### [Directions]
From the entries below, print exactly the span beginning with the line holding "Output the Python" and ending with the line holding "import plotly.graph_objects as go", endpoints included, and skip any pictures.

[BEGIN Task inputs]

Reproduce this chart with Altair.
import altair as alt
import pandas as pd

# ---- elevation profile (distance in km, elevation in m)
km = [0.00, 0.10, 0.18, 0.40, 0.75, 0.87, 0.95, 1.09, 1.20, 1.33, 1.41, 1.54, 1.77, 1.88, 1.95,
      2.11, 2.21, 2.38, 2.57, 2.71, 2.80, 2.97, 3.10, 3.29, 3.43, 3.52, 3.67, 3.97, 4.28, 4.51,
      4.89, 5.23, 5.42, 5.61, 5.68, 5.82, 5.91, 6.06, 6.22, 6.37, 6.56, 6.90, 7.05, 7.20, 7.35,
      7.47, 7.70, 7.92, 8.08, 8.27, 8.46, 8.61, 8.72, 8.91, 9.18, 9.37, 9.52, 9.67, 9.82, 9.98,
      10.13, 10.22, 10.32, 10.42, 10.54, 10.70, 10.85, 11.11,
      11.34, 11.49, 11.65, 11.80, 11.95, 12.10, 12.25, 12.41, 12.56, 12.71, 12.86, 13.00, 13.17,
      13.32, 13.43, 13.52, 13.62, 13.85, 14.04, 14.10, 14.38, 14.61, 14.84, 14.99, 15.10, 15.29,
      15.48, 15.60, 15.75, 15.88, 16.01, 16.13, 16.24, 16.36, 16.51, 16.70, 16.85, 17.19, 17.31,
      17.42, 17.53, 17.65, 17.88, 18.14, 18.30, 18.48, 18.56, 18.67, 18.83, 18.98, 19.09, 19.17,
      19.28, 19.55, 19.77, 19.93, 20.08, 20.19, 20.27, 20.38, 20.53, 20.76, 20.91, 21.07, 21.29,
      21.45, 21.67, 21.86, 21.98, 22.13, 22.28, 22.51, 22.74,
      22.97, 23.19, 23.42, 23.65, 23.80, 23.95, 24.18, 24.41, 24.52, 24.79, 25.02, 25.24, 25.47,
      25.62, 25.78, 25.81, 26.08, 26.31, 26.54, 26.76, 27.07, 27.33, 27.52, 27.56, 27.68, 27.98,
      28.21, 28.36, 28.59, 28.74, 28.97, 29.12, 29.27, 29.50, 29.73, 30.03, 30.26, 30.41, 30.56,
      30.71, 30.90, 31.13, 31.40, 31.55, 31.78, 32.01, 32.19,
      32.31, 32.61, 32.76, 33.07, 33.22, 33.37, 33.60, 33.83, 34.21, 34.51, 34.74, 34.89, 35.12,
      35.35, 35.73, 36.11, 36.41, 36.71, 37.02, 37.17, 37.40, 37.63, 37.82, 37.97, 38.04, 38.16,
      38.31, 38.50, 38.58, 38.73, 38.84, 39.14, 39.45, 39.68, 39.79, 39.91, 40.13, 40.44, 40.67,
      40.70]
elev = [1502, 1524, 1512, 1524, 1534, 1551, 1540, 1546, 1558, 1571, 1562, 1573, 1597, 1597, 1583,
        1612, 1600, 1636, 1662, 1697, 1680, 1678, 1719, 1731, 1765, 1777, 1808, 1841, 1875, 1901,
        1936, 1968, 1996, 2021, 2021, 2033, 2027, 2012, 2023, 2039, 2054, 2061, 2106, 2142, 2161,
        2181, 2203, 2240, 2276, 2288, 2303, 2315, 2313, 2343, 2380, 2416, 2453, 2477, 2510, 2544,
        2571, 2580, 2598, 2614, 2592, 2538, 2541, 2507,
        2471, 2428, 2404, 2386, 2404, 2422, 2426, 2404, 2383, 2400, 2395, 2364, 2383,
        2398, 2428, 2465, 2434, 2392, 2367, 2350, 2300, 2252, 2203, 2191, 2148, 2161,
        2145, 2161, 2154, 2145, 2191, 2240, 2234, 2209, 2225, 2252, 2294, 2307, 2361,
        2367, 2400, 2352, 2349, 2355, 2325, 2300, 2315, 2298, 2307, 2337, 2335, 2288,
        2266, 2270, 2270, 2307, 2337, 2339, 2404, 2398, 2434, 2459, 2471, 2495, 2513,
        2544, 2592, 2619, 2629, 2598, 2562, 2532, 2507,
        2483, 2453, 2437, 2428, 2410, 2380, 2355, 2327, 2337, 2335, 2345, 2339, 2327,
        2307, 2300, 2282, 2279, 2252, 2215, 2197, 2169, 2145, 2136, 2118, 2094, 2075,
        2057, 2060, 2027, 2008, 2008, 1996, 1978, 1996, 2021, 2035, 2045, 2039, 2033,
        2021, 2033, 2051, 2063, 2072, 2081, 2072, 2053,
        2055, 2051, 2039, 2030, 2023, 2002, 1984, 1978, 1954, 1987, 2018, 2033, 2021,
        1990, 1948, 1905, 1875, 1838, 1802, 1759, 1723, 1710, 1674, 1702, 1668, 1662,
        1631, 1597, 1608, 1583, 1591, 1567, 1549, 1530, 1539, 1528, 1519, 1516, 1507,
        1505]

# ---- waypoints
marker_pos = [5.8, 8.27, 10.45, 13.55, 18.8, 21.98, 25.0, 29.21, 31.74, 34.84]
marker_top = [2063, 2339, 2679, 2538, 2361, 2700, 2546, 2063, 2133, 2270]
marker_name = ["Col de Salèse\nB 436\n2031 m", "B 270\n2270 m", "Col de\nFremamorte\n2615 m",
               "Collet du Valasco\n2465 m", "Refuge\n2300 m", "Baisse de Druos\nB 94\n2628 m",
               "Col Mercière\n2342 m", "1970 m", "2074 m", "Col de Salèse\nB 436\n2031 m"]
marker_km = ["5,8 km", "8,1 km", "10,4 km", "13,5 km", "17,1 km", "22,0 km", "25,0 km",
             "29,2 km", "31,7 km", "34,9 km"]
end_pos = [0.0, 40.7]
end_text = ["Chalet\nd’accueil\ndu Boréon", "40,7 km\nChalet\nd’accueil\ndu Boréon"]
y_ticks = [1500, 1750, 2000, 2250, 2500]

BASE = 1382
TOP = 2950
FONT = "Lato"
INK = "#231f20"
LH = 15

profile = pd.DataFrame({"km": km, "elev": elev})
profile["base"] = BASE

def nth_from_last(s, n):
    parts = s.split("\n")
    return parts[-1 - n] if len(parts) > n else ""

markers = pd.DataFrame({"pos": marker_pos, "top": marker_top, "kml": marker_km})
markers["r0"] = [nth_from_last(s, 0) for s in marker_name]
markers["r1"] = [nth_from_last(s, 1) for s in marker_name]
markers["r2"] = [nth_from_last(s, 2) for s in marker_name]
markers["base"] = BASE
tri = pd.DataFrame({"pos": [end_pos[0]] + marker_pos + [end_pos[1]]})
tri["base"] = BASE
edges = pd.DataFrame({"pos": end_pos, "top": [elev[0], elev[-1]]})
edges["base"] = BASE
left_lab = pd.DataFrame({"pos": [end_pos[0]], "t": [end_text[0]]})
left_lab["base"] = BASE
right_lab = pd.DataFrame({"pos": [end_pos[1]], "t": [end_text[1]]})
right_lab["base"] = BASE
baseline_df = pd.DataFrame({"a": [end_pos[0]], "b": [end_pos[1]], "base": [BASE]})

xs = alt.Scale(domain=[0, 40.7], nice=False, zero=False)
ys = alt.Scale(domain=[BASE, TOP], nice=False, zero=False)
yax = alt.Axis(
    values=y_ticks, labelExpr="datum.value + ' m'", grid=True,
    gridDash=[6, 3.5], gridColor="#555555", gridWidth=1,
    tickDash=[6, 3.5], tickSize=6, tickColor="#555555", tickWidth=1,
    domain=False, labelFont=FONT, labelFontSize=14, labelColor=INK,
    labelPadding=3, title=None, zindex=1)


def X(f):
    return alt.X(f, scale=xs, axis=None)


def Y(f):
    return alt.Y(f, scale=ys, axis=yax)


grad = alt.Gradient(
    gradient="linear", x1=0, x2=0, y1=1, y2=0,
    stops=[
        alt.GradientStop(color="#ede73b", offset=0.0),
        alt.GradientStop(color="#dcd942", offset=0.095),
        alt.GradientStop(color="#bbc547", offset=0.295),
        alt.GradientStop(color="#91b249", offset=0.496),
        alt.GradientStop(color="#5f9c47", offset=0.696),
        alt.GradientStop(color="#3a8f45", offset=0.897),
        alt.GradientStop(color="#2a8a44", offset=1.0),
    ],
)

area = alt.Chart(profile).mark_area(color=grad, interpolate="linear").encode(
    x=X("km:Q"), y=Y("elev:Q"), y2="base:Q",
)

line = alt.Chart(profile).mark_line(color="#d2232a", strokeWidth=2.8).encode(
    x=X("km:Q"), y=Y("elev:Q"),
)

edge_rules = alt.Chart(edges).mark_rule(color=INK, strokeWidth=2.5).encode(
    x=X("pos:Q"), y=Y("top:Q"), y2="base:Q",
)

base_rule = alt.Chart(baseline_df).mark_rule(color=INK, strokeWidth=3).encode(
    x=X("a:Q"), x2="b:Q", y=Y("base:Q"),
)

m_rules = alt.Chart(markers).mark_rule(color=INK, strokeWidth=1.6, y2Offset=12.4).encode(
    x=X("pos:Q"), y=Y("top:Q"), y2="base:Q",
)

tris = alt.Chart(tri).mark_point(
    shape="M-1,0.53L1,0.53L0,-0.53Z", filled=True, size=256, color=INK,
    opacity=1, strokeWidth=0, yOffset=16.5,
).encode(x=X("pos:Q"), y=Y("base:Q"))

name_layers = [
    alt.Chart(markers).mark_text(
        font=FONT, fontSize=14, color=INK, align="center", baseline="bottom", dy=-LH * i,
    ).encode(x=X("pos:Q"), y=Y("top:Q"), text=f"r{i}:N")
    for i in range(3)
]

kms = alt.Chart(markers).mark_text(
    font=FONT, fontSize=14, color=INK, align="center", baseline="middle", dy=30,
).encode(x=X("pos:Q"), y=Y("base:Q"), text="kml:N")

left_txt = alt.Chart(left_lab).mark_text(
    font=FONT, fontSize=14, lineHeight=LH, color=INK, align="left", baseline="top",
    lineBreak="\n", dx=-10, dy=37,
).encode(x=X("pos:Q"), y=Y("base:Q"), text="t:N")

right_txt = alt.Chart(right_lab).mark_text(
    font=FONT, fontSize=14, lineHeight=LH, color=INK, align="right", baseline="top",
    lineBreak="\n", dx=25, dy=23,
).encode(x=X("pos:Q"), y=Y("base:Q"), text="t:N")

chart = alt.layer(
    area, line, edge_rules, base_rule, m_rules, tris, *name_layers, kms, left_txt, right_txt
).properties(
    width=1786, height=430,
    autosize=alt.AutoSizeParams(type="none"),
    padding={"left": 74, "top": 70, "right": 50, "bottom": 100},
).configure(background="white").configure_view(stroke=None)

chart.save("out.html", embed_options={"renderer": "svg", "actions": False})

[END Task inputs]
[BEGIN Task inputs]

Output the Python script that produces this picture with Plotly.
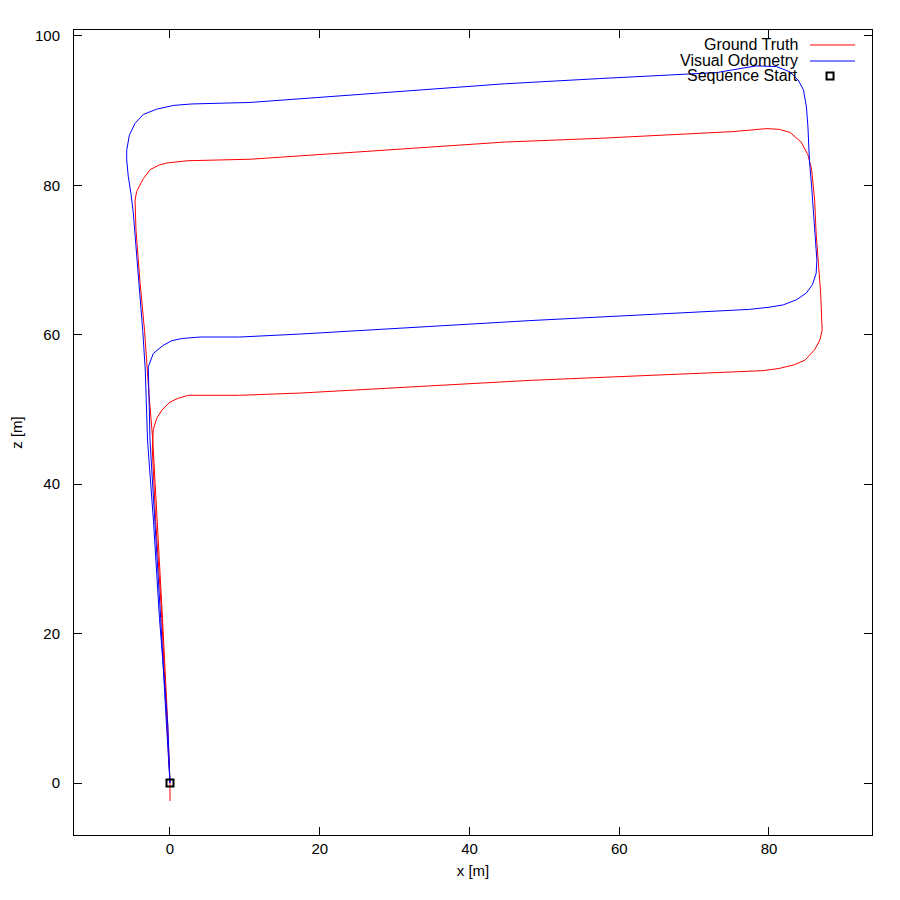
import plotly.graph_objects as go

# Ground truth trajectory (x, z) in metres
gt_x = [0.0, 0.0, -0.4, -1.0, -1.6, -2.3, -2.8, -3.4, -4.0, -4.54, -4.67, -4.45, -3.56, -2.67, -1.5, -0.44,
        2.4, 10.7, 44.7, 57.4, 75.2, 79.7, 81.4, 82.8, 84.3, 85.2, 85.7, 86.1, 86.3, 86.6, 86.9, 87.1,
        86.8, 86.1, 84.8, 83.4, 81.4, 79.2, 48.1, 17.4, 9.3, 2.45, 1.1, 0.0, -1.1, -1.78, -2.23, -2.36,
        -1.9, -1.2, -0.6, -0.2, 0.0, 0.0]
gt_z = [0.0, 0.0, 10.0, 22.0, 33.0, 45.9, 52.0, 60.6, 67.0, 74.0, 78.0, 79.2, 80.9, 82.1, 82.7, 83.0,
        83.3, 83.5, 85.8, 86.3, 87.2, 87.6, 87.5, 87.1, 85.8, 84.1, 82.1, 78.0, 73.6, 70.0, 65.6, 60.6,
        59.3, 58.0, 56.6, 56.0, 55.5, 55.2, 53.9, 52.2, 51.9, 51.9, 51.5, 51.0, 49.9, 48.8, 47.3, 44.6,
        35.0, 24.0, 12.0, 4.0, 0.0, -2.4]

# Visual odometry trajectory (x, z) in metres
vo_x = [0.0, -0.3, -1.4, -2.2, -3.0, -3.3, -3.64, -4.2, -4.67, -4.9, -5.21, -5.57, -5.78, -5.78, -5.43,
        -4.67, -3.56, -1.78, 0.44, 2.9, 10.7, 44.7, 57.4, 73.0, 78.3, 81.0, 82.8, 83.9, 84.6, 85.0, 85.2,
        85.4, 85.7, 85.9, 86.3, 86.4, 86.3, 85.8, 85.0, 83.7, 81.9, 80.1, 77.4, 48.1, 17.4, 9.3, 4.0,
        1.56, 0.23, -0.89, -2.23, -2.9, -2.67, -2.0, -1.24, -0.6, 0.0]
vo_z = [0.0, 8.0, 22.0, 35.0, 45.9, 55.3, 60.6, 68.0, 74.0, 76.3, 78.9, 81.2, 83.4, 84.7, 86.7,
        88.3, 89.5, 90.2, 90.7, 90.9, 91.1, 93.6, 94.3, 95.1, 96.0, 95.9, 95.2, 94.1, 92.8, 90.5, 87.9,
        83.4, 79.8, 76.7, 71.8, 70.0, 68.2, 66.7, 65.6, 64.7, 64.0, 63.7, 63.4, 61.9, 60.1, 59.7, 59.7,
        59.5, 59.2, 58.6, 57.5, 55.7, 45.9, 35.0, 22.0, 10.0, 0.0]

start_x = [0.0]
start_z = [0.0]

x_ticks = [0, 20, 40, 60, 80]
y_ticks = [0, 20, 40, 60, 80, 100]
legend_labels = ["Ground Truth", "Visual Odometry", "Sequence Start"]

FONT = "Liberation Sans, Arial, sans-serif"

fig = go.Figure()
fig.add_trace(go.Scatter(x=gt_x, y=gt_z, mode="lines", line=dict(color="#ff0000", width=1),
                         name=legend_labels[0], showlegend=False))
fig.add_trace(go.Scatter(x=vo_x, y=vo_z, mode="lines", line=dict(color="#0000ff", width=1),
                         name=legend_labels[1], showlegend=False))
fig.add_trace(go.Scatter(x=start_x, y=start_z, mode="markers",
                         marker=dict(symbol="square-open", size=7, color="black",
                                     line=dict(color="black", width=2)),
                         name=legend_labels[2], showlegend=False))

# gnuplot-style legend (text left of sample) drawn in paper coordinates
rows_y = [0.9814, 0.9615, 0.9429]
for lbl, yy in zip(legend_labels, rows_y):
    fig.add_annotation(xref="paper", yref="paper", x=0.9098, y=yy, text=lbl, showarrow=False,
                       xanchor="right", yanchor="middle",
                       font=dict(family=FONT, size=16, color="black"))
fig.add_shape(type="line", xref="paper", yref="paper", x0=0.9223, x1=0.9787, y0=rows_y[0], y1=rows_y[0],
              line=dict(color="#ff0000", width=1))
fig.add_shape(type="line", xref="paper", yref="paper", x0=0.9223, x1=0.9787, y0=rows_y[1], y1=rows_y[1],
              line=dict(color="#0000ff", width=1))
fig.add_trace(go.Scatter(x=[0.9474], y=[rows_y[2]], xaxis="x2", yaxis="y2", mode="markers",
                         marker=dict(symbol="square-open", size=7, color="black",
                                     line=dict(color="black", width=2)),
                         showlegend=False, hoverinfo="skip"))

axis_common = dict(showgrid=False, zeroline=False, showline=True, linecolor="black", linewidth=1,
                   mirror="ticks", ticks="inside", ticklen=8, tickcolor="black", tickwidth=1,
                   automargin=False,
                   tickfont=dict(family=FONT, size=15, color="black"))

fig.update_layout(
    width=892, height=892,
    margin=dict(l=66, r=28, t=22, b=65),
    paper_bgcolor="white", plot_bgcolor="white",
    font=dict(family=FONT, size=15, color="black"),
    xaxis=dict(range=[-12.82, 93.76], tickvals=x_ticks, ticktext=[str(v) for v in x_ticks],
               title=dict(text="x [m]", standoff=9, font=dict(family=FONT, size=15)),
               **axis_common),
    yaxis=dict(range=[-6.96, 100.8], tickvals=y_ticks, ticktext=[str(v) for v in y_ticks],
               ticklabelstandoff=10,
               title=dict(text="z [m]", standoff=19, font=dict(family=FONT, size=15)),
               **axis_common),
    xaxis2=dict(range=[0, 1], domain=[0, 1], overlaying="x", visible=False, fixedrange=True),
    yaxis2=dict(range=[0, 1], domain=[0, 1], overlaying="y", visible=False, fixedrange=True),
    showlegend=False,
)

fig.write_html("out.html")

[END Task inputs]

### [Solution for this task]
Output the Python script that produces this picture with Plotly.
import plotly.graph_objects as go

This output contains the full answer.